Adapted from Kumar’s recipe
Poké is an Hawaiian dish of seasoned raw fish. By itself it is not a full meal —as I thought about it—I decided to turn mine into a Japanese-Hawaiian fusion as a poké chirashi sushi—scatter sushi. Chirashi sushi is sushi rice with various ingredients scattered over it.
Note: While this recipe was the genesis of my final recipe, I got a bit carried away, for the master poké chirashi sushi recipe, I took small serving of each of the pickles I had made and “scattered” them around my fish and rice—not counting the additional store bought tidbits. It has taken time to write up what turned out to be seven separate new recipes that all ended up on one plate.
I have hesitated to make poké as a main dish, because of the expense of buying enough sushi grade ahi from the local Japanese markets for a good sized serving for each of five people. Another difficulty was finding the right seaweed for Hawaiian poké—ogo, a kind of limu. I found both at my friendly local Hawaiian market—Kumar’s Island Market.

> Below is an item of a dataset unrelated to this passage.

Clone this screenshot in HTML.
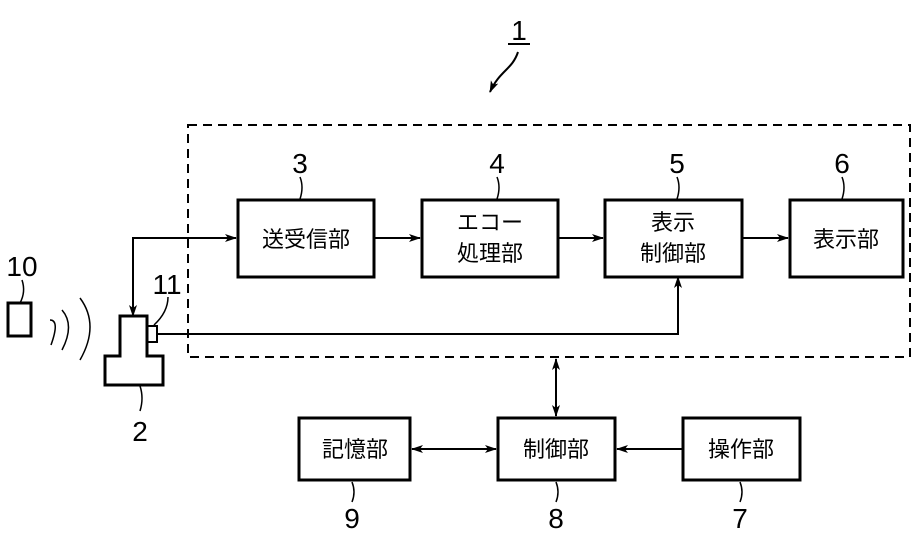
<!DOCTYPE html>
<html><head><meta charset="utf-8"><style>
html,body{margin:0;padding:0;background:#fff;}
svg text{font-family:"Liberation Sans","Noto Sans CJK JP",sans-serif;fill:#000;}
</style></head><body>
<svg width="917" height="537" viewBox="0 0 917 537" xmlns="http://www.w3.org/2000/svg">
<defs><marker id="a" markerWidth="12" markerHeight="8" refX="11" refY="4" orient="auto" markerUnits="userSpaceOnUse"><path d="M0,0 L12,4 L0,8 L3,4 Z" fill="#000"/></marker>
<marker id="s" markerWidth="12" markerHeight="8" refX="1" refY="4" orient="auto" markerUnits="userSpaceOnUse"><path d="M12,0 L0,4 L12,8 L9,4 Z" fill="#000"/></marker></defs>
<g fill="none" stroke="#000">
<rect x="188" y="125" width="722" height="232" stroke-width="2" stroke-dasharray="9,6"/>
<g stroke-width="3">
<rect x="238" y="200" width="136" height="77"/>
<rect x="422" y="200" width="136" height="77"/>
<rect x="605" y="200" width="137" height="77"/>
<rect x="790" y="200" width="113" height="77"/>
<rect x="299" y="418" width="111" height="62"/>
<rect x="498" y="418" width="117" height="62"/>
<rect x="683" y="418" width="117" height="62"/>
<path d="M120,356 V316 H147 V356 H163 V385 H105 V356 Z"/>
<rect x="8" y="303" width="23" height="33"/>
</g>
<rect x="147" y="326" width="10" height="16" stroke-width="2"/>
<g stroke-width="2">
<path d="M133,316 V238 H236" marker-start="url(#s)" marker-end="url(#a)"/>
<line x1="374" y1="238" x2="420" y2="238" marker-end="url(#a)"/>
<line x1="558" y1="238" x2="603" y2="238" marker-end="url(#a)"/>
<line x1="742" y1="238" x2="788" y2="238" marker-end="url(#a)"/>
<path d="M678,277 V334 H157" marker-start="url(#s)"/>
<line x1="556" y1="359" x2="556" y2="416" marker-start="url(#s)" marker-end="url(#a)"/>
<line x1="412" y1="449" x2="496" y2="449" marker-start="url(#s)" marker-end="url(#a)"/>
<line x1="683" y1="449" x2="617" y2="449" marker-end="url(#a)"/>
<path d="M508,44 H530"/>
<path d="M518,52 C512,70 500,70 490,92" marker-end="url(#a)"/>
</g>
<g stroke-width="1.5">
<path d="M50,320 Q60,320 51,345"/>
<path d="M62,310 Q75,325 62,350"/>
<path d="M80,298 Q100,325 80,360"/>
<path d="M300,177 q4,10 0,22"/><path d="M497,177 q4,10 0,22"/><path d="M677,177 q4,10 0,22"/><path d="M842,177 q4,10 0,22"/>
<path d="M22,280 q4,12 -2,23"/><path d="M168,297 q0,15 -14,28"/><path d="M140,386 q4,12 0,25"/>
<path d="M352,482 q4,10 0,20"/><path d="M556,482 q4,10 0,20"/><path d="M740,482 q4,10 0,20"/>
</g>
</g>
<g font-size="28" text-anchor="middle">
<text x="519" y="40">1</text>
<text x="300" y="173">3</text><text x="497" y="173">4</text><text x="677" y="173">5</text><text x="842" y="173">6</text>
<text x="22" y="276">10</text><text x="167" y="294">11</text><text x="140" y="441">2</text>
<text x="352" y="528">9</text><text x="556" y="528">8</text><text x="740" y="528">7</text>
</g>
<g font-size="22" text-anchor="middle">
<text x="306" y="247">送受信部</text>
<text x="490" y="230">エコー</text><text x="490" y="261">処理部</text>
<text x="673" y="230">表示</text><text x="673" y="261">制御部</text>
<text x="846" y="247">表示部</text>
<text x="355" y="457">記憶部</text><text x="556" y="457">制御部</text><text x="741" y="457">操作部</text>
</g>
</svg>
</body></html>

Kumar explained to me that the reason that Japanese sushi grade ahi was so expensive is that it is chilled, but never frozen—which greatly increases the expense of shipping. Kumar’s Island Market carries sushi grade ahi that has been flash frozen on the ship that harvested the tuna. If you have ever seen a video of a Japanese fish market flash freezing tuna for sushi is common practice. Kumar sells his ahi for about $10 a pound. While you have to take care in defrosting the fish, if thawed properly, it is indistinguishable from the pricy ahi at the Japanese markets.

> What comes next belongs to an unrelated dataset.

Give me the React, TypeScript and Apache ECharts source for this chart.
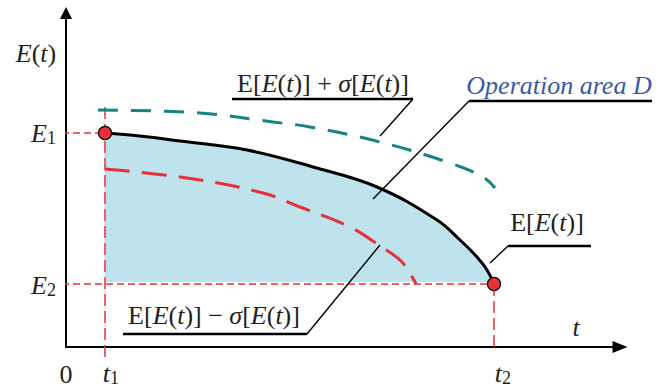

While Kumar no longer sell ogo seaweed on its own, he does carry Noh brand Hawaiian Poke Mix. This small package is a mix of Hawaiian salt, ogo, crushed chilies designed to season one pound of tuna. While this package has a basic recipe, Kumar shared his own recipe with me—he said that the important thing was to use twice as much sesame oil as soy sauce. For one pound of tuna, he uses one package of poke mix, four tablespoons of sesame oil, two tablespoons of soy sauce, one teaspoon of brown sugar, and an additional two packets of the crushed red peppers that you get with your pizza. I did not completely follow Kumar’s recipe, because of my family’s food restrictions—too much oil—but I did follow his rule of 2 oils to one soy sauce.
Note: While the basic poké recipe is limu, sesame oil, soy sauce, Hawaiian salt and dried chilies, many people add additional ingredients to suit their own tastes including: avocado, furikake (mixture of dried fish, sesame seeds, chopped seaweed), green onions, inamona (roasted crushed candlenut), Japanese mayonnaise, masago (capelin fish roe), Maui onions, wasabi (Japanese horseradish).

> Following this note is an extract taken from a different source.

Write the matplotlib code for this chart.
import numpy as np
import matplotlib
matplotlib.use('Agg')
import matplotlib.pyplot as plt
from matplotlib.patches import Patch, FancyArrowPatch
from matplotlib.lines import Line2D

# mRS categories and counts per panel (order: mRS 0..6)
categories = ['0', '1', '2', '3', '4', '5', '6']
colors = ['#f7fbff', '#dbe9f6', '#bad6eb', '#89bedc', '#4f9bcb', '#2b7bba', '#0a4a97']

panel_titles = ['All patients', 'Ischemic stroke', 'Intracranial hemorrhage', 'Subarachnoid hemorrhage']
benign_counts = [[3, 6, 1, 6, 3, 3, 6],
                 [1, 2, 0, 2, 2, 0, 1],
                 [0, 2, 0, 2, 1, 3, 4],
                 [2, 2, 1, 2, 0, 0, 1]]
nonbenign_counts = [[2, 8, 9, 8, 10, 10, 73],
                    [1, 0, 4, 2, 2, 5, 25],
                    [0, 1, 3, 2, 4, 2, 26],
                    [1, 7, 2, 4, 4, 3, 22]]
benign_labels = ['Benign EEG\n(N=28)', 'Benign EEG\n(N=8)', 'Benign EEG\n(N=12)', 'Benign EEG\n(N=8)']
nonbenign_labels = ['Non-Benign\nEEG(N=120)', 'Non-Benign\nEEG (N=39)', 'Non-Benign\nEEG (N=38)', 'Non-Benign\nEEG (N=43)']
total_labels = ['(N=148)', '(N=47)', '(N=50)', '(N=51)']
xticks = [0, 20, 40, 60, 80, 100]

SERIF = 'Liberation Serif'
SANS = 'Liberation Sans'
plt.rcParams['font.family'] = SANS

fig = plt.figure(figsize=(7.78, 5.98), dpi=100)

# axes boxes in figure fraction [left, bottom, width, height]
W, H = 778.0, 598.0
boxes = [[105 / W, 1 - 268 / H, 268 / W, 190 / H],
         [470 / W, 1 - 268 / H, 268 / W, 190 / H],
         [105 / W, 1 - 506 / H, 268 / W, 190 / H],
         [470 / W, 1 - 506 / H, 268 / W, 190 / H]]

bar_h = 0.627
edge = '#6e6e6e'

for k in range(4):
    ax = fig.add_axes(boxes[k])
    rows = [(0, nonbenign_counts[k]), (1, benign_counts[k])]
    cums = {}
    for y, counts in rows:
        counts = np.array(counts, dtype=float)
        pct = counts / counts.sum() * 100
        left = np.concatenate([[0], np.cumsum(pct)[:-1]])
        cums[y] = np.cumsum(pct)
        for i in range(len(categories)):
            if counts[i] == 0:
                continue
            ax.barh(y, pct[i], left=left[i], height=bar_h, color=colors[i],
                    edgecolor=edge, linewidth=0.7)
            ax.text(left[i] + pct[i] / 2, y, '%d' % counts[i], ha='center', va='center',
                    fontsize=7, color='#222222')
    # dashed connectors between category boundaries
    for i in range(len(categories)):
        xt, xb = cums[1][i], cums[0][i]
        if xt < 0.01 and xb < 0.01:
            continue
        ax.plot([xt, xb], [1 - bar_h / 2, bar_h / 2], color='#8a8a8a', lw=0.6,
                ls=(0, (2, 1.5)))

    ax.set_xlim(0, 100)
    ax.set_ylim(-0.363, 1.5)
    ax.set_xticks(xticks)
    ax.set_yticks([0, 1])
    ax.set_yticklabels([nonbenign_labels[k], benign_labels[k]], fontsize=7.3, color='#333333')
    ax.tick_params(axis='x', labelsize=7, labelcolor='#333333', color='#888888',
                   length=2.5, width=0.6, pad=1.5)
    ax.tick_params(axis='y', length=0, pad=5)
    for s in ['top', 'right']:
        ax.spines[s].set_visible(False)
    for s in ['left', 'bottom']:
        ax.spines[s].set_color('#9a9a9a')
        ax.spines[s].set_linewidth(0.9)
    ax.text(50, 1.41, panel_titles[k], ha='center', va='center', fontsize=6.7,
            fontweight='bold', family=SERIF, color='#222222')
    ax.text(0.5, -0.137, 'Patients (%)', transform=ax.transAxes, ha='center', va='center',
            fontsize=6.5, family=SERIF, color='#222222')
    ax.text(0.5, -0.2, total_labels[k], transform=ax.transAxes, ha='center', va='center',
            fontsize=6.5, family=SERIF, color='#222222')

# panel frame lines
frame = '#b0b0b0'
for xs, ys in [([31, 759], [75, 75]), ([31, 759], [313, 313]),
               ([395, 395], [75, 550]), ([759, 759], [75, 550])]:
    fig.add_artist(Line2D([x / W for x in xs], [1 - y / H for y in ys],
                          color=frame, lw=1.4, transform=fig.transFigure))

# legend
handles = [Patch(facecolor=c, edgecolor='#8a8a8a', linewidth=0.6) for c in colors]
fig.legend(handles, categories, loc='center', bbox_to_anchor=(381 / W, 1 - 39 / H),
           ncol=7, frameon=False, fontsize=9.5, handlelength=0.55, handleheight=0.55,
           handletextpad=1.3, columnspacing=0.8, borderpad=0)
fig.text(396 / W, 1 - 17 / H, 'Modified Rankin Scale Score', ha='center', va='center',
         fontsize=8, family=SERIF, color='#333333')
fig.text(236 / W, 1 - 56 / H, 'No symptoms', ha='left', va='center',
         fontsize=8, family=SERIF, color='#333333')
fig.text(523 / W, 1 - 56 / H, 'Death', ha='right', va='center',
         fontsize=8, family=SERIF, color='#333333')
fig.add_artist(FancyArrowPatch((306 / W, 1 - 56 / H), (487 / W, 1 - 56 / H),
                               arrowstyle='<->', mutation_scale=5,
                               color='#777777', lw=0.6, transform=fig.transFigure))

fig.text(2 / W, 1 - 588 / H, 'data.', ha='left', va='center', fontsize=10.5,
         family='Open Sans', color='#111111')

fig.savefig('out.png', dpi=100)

2 packages Hawaiian Poke Mix
1. Remove the ogo from the spice mix package and place it in a bowl.
2. Cover the seaweed with warm water and let it soak for 5 minutes.
3. Drain the seaweed well and chop it lightly and place it in a mixing bowl.
Tip: The strands of ogo are fairly long. You want to cut them into smaller threads and break up any clumps, so that they will mix evenly throughout the poké.
4. Cut the ahi into a ½-¾ inch dice and add it to the bowl.
Note: My ahi was flash frozen and came in 3-4 oz. vacuum sealed packages. The instructions were to remove the fish from the plastic before thawing. Two days before I made my poké, I removed the fish from their pouches and placed them in a large glass bowl—lightly covered in plastic wrap that did not touch any of the fish. After 48 hours the tuna was completely thawed and ready to eat.
5. Drizzle or sprinkle the rest of the ingredients over the tuna and gently mix well.
Tip: Be careful not to mash the bits of ahi, while you are mixing in the rest of the ingredients.
6. Let the poké meld for 10 -15 minutes and then serve at room temperature or slightly chilled.